- [GOAL] Leave out any picture and return the remaining listing below exactly as given.
* * * * * * * * *
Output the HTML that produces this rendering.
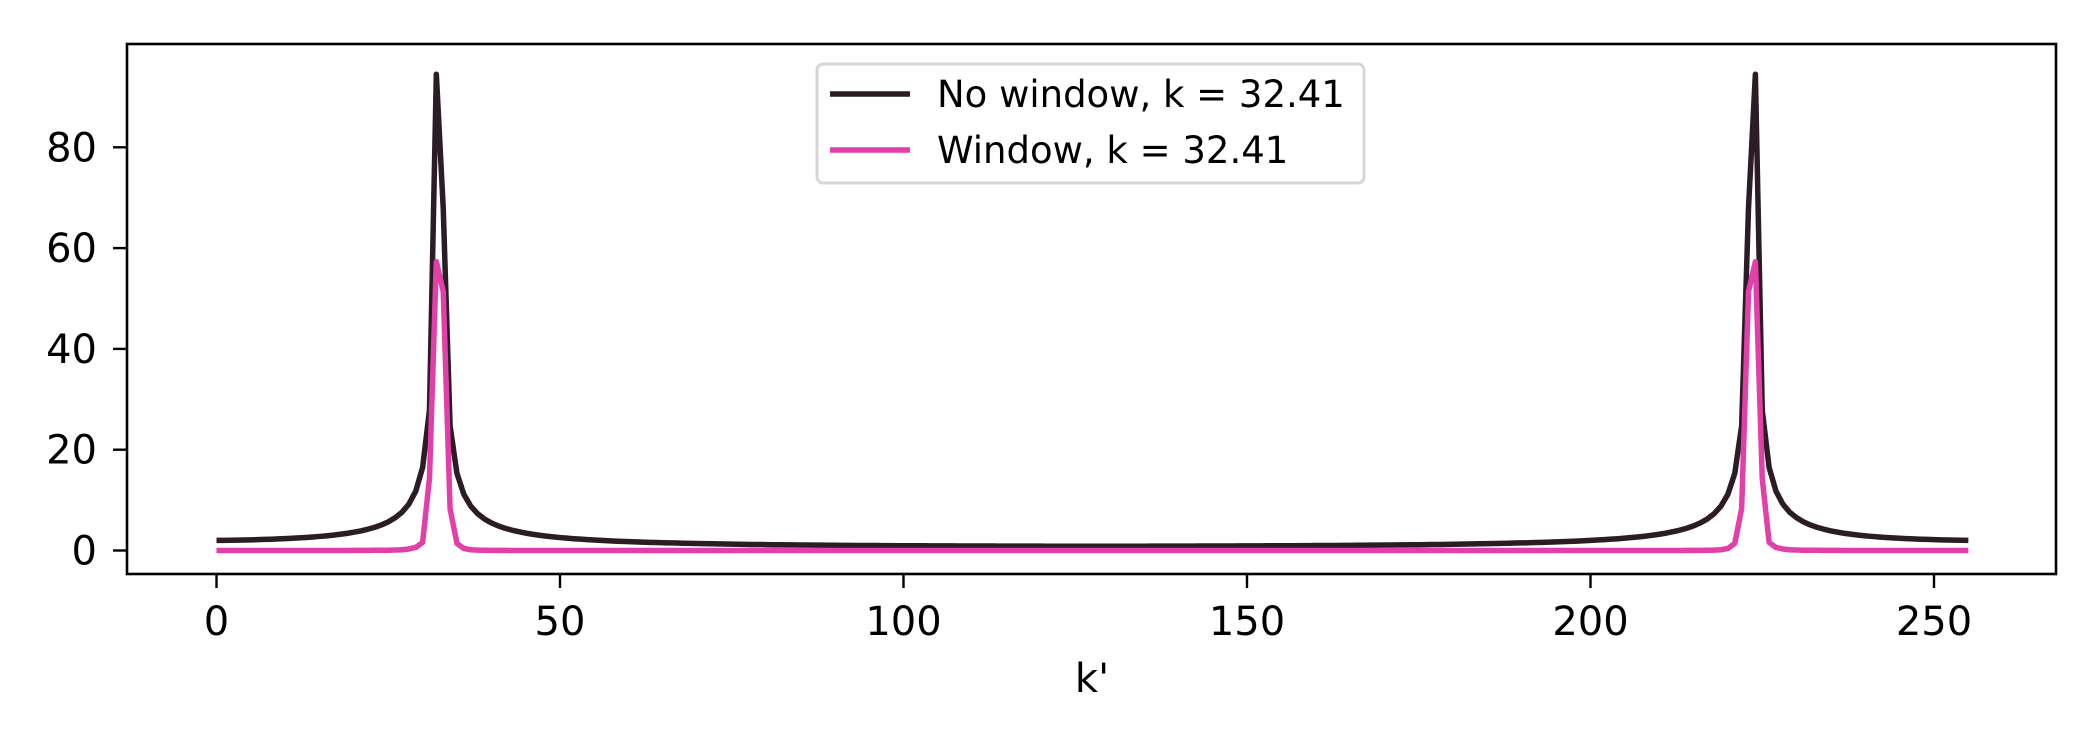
<!DOCTYPE html>
<html><head><meta charset="utf-8"><style>
html,body{margin:0;padding:0;background:#fff;}
svg{display:block;font-family:"DejaVu Sans","Liberation Sans",sans-serif;}
</style></head><body>
<svg id="chart" width="2100" height="750" viewBox="0 0 2100 750" xmlns="http://www.w3.org/2000/svg">
<rect width="2100" height="750" fill="#fff"/>
<g id="plot"></g>
<rect x="127" y="44" width="1929" height="530" fill="none" stroke="#000" stroke-width="2.6"/>
<g id="xticks"></g><g id="yticks"></g>
<text x="1092" y="692" font-size="40" text-anchor="middle">k'</text>
<g>
<rect x="817" y="64" width="547" height="119" rx="6" fill="#fff" stroke="#d6d6d6" stroke-width="3"/>
<line x1="830" y1="94" x2="910" y2="94" stroke="#2b1c25" stroke-width="5.5"/>
<text x="937" y="107" font-size="37">No window, k = 32.41</text>
<line x1="830" y1="150" x2="910" y2="150" stroke="#e23fab" stroke-width="5.5"/>
<text x="937" y="163" font-size="37">Window, k = 32.41</text>
</g>
</svg>
<script>
const xTickValues = [0, 50, 100, 150, 200, 250];
const yTickValues = [0, 20, 40, 60, 80];
const noWindow = [2.01,2.02,2.04,2.07,2.09,2.12,2.16,2.20,2.24,2.30,2.36,2.42,2.50,2.58,2.68,2.79,2.91,3.05,3.22,3.40,3.63,3.89,4.21,4.59,5.07,5.69,6.49,7.59,9.20,11.77,16.46,27.8,94.5,68,24.7,15.3,11.16,8.82,7.30,6.26,5.48,4.89,4.42,4.04,3.73,3.45,3.22,3.03,2.85,2.70,2.57,2.45,2.34,2.25,2.16,2.08,2.00,1.93,1.87,1.82,1.76,1.71,1.67,1.62,1.58,1.54,1.51,1.48,1.44,1.41,1.38,1.36,1.33,1.31,1.29,1.26,1.24,1.22,1.20,1.19,1.17,1.15,1.14,1.12,1.11,1.09,1.08,1.07,1.06,1.05,1.03,1.02,1.01,1.00,0.995,0.99,0.98,0.97,0.96,0.95,0.95,0.94,0.93,0.93,0.92,0.92,0.91,0.91,0.90,0.90,0.89,0.89,0.88,0.88,0.87,0.87,0.87,0.86,0.86,0.86,0.86,0.85,0.85,0.85,0.85,0.85,0.85,0.84,0.84,
0.84,0.85,0.85,0.85,0.85,0.85,0.85,0.86,0.86,0.86,0.86,0.87,0.87,0.87,0.88,0.88,0.89,0.89,0.90,0.90,0.91,0.91,0.92,0.92,0.93,0.93,0.94,0.95,0.95,0.96,0.97,0.98,0.99,0.995,1.00,1.01,1.02,1.03,1.05,1.06,1.07,1.08,1.09,1.11,1.12,1.14,1.15,1.17,1.19,1.20,1.22,1.24,1.26,1.29,1.31,1.33,1.36,1.38,1.41,1.44,1.48,1.51,1.54,1.58,1.62,1.67,1.71,1.76,1.82,1.87,1.93,2.00,2.08,2.16,2.25,2.34,2.45,2.57,2.70,2.85,3.03,3.22,3.45,3.73,4.04,4.42,4.89,5.48,6.26,7.30,8.82,11.16,15.3,24.7,68,94.5,27.8,16.46,11.77,9.20,7.59,6.49,5.69,5.07,4.59,4.21,3.89,3.63,3.40,3.22,3.05,2.91,2.79,2.68,2.58,2.50,2.42,2.36,2.30,2.24,2.20,2.16,2.12,2.09,2.07,2.04,2.02];
const withWindow = [0,0,0,0,0,0,0,0,0,0,0,0,0,0,0,0,0,0.01,0.01,0.01,0.02,0.02,0.03,0.04,0.05,0.06,0.1,0.15,0.3,0.6,1.6,14.3,57.3,51.4,8.3,1.4,0.4,0.15,0.08,0.05,0.03,0.02,0.02,0.01,0.01,0.01,0,0,0,0,0,0,0,0,0,0,0,0,0,0,0,0,0,0,0,0,0,0,0,0,0,0,0,0,0,0,0,0,0,0,0,0,0,0,0,0,0,0,0,0,0,0,0,0,0,0,0,0,0,0,0,0,0,0,0,0,0,0,0,0,0,0,0,0,0,0,0,0,0,0,0,0,0,0,0,0,0,0,0,0,
0,0,0,0,0,0,0,0,0,0,0,0,0,0,0,0,0,0,0,0,0,0,0,0,0,0,0,0,0,0,0,0,0,0,0,0,0,0,0,0,0,0,0,0,0,0,0,0,0,0,0,0,0,0,0,0,0,0,0,0,0,0,0,0,0,0,0,0,0,0,0,0,0,0,0,0,0,0,0,0,0,0.01,0.01,0.01,0.02,0.02,0.03,0.05,0.08,0.15,0.4,1.4,8.3,51.4,57.3,14.3,1.6,0.6,0.3,0.15,0.1,0.06,0.05,0.04,0.03,0.02,0.02,0.01,0.01,0.01,0,0,0,0,0,0,0,0,0,0,0,0,0,0,0,0].slice(0, 256);

const NS = "http://www.w3.org/2000/svg";
const xScale = v => 216.5 + v * 6.87;
const yScale = v => 550.5 - v * 5.04;

function mk(tag, attrs, parent) {
  const el = document.createElementNS(NS, tag);
  for (const k in attrs) el.setAttribute(k, attrs[k]);
  parent.appendChild(el);
  return el;
}

const xt = document.getElementById('xticks');
xTickValues.forEach(v => {
  const l = mk('line', {x1: xScale(v), x2: xScale(v), y1: 574, y2: 588, stroke: '#000', 'stroke-width': 2.4}, xt);
  
  
  const t = mk('text', {x: xScale(v), y: 635, 'font-size': 40, 'text-anchor': 'middle'}, xt);
  t.textContent = v;
  
  
});
const yt = document.getElementById('yticks');
yTickValues.forEach(v => {
  const l = mk('line', {x1: 113, x2: 127, y1: yScale(v), y2: yScale(v), stroke: '#000', 'stroke-width': 2.4}, yt);
  
  
  const t = mk('text', {x: 97, y: yScale(v) + 14, 'font-size': 40, 'text-anchor': 'end'}, yt);
  t.textContent = v;
  
  
});

const plot = document.getElementById('plot');
function pts(arr) { return arr.map((v, i) => xScale(i).toFixed(2) + ',' + yScale(v).toFixed(2)).join(' '); }
const p1 = mk('polyline', {points: pts(noWindow), fill: 'none', stroke: '#2b1c25', 'stroke-width': 5.5, 'stroke-linejoin': 'round', 'stroke-linecap': 'butt'}, plot);


const p2 = mk('polyline', {points: pts(withWindow), fill: 'none', stroke: '#e23fab', 'stroke-width': 5.5, 'stroke-linejoin': 'round', 'stroke-linecap': 'butt'}, plot);


</script>
</body></html>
* * * * * * * * *
- [WORKED SOLUTION]
Output the HTML that produces this rendering.
<!DOCTYPE html>
<html><head><meta charset="utf-8"><style>
html,body{margin:0;padding:0;background:#fff;}
svg{display:block;font-family:"DejaVu Sans","Liberation Sans",sans-serif;}
</style></head><body>
<svg id="chart" width="2100" height="750" viewBox="0 0 2100 750" xmlns="http://www.w3.org/2000/svg">
<rect width="2100" height="750" fill="#fff"/>
<g id="plot"></g>
<rect x="127" y="44" width="1929" height="530" fill="none" stroke="#000" stroke-width="2.6"/>
<g id="xticks"></g><g id="yticks"></g>
<text x="1092" y="692" font-size="40" text-anchor="middle">k'</text>
<g>
<rect x="817" y="64" width="547" height="119" rx="6" fill="#fff" stroke="#d6d6d6" stroke-width="3"/>
<line x1="830" y1="94" x2="910" y2="94" stroke="#2b1c25" stroke-width="5.5"/>
<text x="937" y="107" font-size="37">No window, k = 32.41</text>
<line x1="830" y1="150" x2="910" y2="150" stroke="#e23fab" stroke-width="5.5"/>
<text x="937" y="163" font-size="37">Window, k = 32.41</text>
</g>
</svg>
<script>
const xTickValues = [0, 50, 100, 150, 200, 250];
const yTickValues = [0, 20, 40, 60, 80];
const noWindow = [2.01,2.02,2.04,2.07,2.09,2.12,2.16,2.20,2.24,2.30,2.36,2.42,2.50,2.58,2.68,2.79,2.91,3.05,3.22,3.40,3.63,3.89,4.21,4.59,5.07,5.69,6.49,7.59,9.20,11.77,16.46,27.8,94.5,68,24.7,15.3,11.16,8.82,7.30,6.26,5.48,4.89,4.42,4.04,3.73,3.45,3.22,3.03,2.85,2.70,2.57,2.45,2.34,2.25,2.16,2.08,2.00,1.93,1.87,1.82,1.76,1.71,1.67,1.62,1.58,1.54,1.51,1.48,1.44,1.41,1.38,1.36,1.33,1.31,1.29,1.26,1.24,1.22,1.20,1.19,1.17,1.15,1.14,1.12,1.11,1.09,1.08,1.07,1.06,1.05,1.03,1.02,1.01,1.00,0.995,0.99,0.98,0.97,0.96,0.95,0.95,0.94,0.93,0.93,0.92,0.92,0.91,0.91,0.90,0.90,0.89,0.89,0.88,0.88,0.87,0.87,0.87,0.86,0.86,0.86,0.86,0.85,0.85,0.85,0.85,0.85,0.85,0.84,0.84,
0.84,0.85,0.85,0.85,0.85,0.85,0.85,0.86,0.86,0.86,0.86,0.87,0.87,0.87,0.88,0.88,0.89,0.89,0.90,0.90,0.91,0.91,0.92,0.92,0.93,0.93,0.94,0.95,0.95,0.96,0.97,0.98,0.99,0.995,1.00,1.01,1.02,1.03,1.05,1.06,1.07,1.08,1.09,1.11,1.12,1.14,1.15,1.17,1.19,1.20,1.22,1.24,1.26,1.29,1.31,1.33,1.36,1.38,1.41,1.44,1.48,1.51,1.54,1.58,1.62,1.67,1.71,1.76,1.82,1.87,1.93,2.00,2.08,2.16,2.25,2.34,2.45,2.57,2.70,2.85,3.03,3.22,3.45,3.73,4.04,4.42,4.89,5.48,6.26,7.30,8.82,11.16,15.3,24.7,68,94.5,27.8,16.46,11.77,9.20,7.59,6.49,5.69,5.07,4.59,4.21,3.89,3.63,3.40,3.22,3.05,2.91,2.79,2.68,2.58,2.50,2.42,2.36,2.30,2.24,2.20,2.16,2.12,2.09,2.07,2.04,2.02];
const withWindow = [0,0,0,0,0,0,0,0,0,0,0,0,0,0,0,0,0,0.01,0.01,0.01,0.02,0.02,0.03,0.04,0.05,0.06,0.1,0.15,0.3,0.6,1.6,14.3,57.3,51.4,8.3,1.4,0.4,0.15,0.08,0.05,0.03,0.02,0.02,0.01,0.01,0.01,0,0,0,0,0,0,0,0,0,0,0,0,0,0,0,0,0,0,0,0,0,0,0,0,0,0,0,0,0,0,0,0,0,0,0,0,0,0,0,0,0,0,0,0,0,0,0,0,0,0,0,0,0,0,0,0,0,0,0,0,0,0,0,0,0,0,0,0,0,0,0,0,0,0,0,0,0,0,0,0,0,0,0,0,
0,0,0,0,0,0,0,0,0,0,0,0,0,0,0,0,0,0,0,0,0,0,0,0,0,0,0,0,0,0,0,0,0,0,0,0,0,0,0,0,0,0,0,0,0,0,0,0,0,0,0,0,0,0,0,0,0,0,0,0,0,0,0,0,0,0,0,0,0,0,0,0,0,0,0,0,0,0,0,0,0,0.01,0.01,0.01,0.02,0.02,0.03,0.05,0.08,0.15,0.4,1.4,8.3,51.4,57.3,14.3,1.6,0.6,0.3,0.15,0.1,0.06,0.05,0.04,0.03,0.02,0.02,0.01,0.01,0.01,0,0,0,0,0,0,0,0,0,0,0,0,0,0,0,0].slice(0, 256);

const NS = "http://www.w3.org/2000/svg";
const xScale = v => 216.5 + v * 6.87;
const yScale = v => 550.5 - v * 5.04;

function mk(tag, attrs, parent) {
  const el = document.createElementNS(NS, tag);
  for (const k in attrs) el.setAttribute(k, attrs[k]);
  parent.appendChild(el);
  return el;
}

const xt = document.getElementById('xticks');
xTickValues.forEach(v => {
  const l = mk('line', {x1: xScale(v), x2: xScale(v), y1: 574, y2: 588, stroke: '#000', 'stroke-width': 2.4}, xt);
  
  
  const t = mk('text', {x: xScale(v), y: 635, 'font-size': 40, 'text-anchor': 'middle'}, xt);
  t.textContent = v;
  
  
});
const yt = document.getElementById('yticks');
yTickValues.forEach(v => {
  const l = mk('line', {x1: 113, x2: 127, y1: yScale(v), y2: yScale(v), stroke: '#000', 'stroke-width': 2.4}, yt);
  
  
  const t = mk('text', {x: 97, y: yScale(v) + 14, 'font-size': 40, 'text-anchor': 'end'}, yt);
  t.textContent = v;
  
  
});

const plot = document.getElementById('plot');
function pts(arr) { return arr.map((v, i) => xScale(i).toFixed(2) + ',' + yScale(v).toFixed(2)).join(' '); }
const p1 = mk('polyline', {points: pts(noWindow), fill: 'none', stroke: '#2b1c25', 'stroke-width': 5.5, 'stroke-linejoin': 'round', 'stroke-linecap': 'butt'}, plot);


const p2 = mk('polyline', {points: pts(withWindow), fill: 'none', stroke: '#e23fab', 'stroke-width': 5.5, 'stroke-linejoin': 'round', 'stroke-linecap': 'butt'}, plot);


</script>
</body></html>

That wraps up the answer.